Extract precisely the lines of the entries below, from the first line through the line containing "var gap = '\u00a0\u00a0';".

──────── Record excerpts ────────

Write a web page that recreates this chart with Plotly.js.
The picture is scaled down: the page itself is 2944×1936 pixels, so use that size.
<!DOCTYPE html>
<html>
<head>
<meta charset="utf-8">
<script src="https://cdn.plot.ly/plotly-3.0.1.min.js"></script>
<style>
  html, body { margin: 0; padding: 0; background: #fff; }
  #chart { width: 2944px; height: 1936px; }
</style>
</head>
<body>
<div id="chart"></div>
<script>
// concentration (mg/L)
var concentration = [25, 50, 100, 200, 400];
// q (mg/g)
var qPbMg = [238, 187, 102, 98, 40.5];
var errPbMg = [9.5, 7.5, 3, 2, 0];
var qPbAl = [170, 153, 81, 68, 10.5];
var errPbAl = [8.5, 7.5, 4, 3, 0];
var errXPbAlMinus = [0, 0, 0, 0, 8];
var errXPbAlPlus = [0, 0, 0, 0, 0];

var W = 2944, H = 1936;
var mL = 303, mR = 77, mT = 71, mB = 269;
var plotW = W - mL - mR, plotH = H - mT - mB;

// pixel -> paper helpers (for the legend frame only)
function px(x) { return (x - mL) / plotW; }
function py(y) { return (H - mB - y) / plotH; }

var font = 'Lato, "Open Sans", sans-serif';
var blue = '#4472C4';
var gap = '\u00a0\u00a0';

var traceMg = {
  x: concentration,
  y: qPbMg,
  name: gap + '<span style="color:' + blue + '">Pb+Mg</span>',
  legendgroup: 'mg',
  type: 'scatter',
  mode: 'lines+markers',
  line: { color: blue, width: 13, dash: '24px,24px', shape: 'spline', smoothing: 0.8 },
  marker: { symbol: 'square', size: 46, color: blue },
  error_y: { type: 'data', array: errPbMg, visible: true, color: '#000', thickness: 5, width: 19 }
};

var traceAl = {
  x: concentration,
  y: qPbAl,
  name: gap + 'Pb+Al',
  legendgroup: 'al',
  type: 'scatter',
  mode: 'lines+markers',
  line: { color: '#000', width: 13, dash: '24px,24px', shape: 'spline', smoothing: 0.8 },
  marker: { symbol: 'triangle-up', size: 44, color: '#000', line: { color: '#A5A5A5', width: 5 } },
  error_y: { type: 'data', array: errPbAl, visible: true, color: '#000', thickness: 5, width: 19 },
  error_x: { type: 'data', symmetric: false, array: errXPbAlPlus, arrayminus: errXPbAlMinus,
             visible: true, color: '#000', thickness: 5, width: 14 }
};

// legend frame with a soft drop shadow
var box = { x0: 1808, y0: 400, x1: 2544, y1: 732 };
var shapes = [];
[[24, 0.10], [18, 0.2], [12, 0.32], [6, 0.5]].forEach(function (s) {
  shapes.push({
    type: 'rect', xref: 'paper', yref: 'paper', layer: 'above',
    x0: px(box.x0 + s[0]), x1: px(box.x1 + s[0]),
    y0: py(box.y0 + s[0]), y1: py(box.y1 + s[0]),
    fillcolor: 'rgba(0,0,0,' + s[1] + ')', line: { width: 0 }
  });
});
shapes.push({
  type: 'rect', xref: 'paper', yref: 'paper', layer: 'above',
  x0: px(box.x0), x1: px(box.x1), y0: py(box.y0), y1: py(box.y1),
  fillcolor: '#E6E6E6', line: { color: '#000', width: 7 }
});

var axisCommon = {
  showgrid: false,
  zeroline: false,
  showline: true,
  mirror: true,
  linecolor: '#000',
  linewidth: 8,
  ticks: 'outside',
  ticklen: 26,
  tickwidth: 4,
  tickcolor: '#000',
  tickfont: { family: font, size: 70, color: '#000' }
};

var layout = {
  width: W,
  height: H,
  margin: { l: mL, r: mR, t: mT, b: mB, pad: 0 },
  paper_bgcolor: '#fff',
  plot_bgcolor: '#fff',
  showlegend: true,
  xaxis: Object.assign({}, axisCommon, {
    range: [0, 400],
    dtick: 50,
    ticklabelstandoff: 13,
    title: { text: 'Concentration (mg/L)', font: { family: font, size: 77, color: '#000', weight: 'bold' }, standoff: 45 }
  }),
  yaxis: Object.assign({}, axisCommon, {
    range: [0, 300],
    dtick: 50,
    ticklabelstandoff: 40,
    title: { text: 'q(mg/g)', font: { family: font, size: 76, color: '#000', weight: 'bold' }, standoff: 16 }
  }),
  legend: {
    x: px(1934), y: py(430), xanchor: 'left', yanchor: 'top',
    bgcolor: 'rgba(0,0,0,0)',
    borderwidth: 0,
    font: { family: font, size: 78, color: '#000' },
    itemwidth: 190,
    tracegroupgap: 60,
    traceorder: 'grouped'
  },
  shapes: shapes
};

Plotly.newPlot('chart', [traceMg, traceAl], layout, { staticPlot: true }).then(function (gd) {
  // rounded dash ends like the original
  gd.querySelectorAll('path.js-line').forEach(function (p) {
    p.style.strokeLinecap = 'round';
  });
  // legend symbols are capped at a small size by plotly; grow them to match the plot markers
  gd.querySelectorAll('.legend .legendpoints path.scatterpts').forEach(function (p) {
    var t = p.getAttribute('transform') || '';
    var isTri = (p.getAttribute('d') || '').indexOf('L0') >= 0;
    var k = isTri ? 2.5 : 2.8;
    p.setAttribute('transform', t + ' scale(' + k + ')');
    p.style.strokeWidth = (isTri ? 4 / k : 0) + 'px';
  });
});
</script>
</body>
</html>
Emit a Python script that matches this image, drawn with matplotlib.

────────

- **Exercise answer**
Write a web page that recreates this chart with Plotly.js.
The picture is scaled down: the page itself is 2944×1936 pixels, so use that size.
<!DOCTYPE html>
<html>
<head>
<meta charset="utf-8">
<script src="https://cdn.plot.ly/plotly-3.0.1.min.js"></script>
<style>
  html, body { margin: 0; padding: 0; background: #fff; }
  #chart { width: 2944px; height: 1936px; }
</style>
</head>
<body>
<div id="chart"></div>
<script>
// concentration (mg/L)
var concentration = [25, 50, 100, 200, 400];
// q (mg/g)
var qPbMg = [238, 187, 102, 98, 40.5];
var errPbMg = [9.5, 7.5, 3, 2, 0];
var qPbAl = [170, 153, 81, 68, 10.5];
var errPbAl = [8.5, 7.5, 4, 3, 0];
var errXPbAlMinus = [0, 0, 0, 0, 8];
var errXPbAlPlus = [0, 0, 0, 0, 0];

var W = 2944, H = 1936;
var mL = 303, mR = 77, mT = 71, mB = 269;
var plotW = W - mL - mR, plotH = H - mT - mB;

// pixel -> paper helpers (for the legend frame only)
function px(x) { return (x - mL) / plotW; }
function py(y) { return (H - mB - y) / plotH; }

var font = 'Lato, "Open Sans", sans-serif';
var blue = '#4472C4';
var gap = '\u00a0\u00a0';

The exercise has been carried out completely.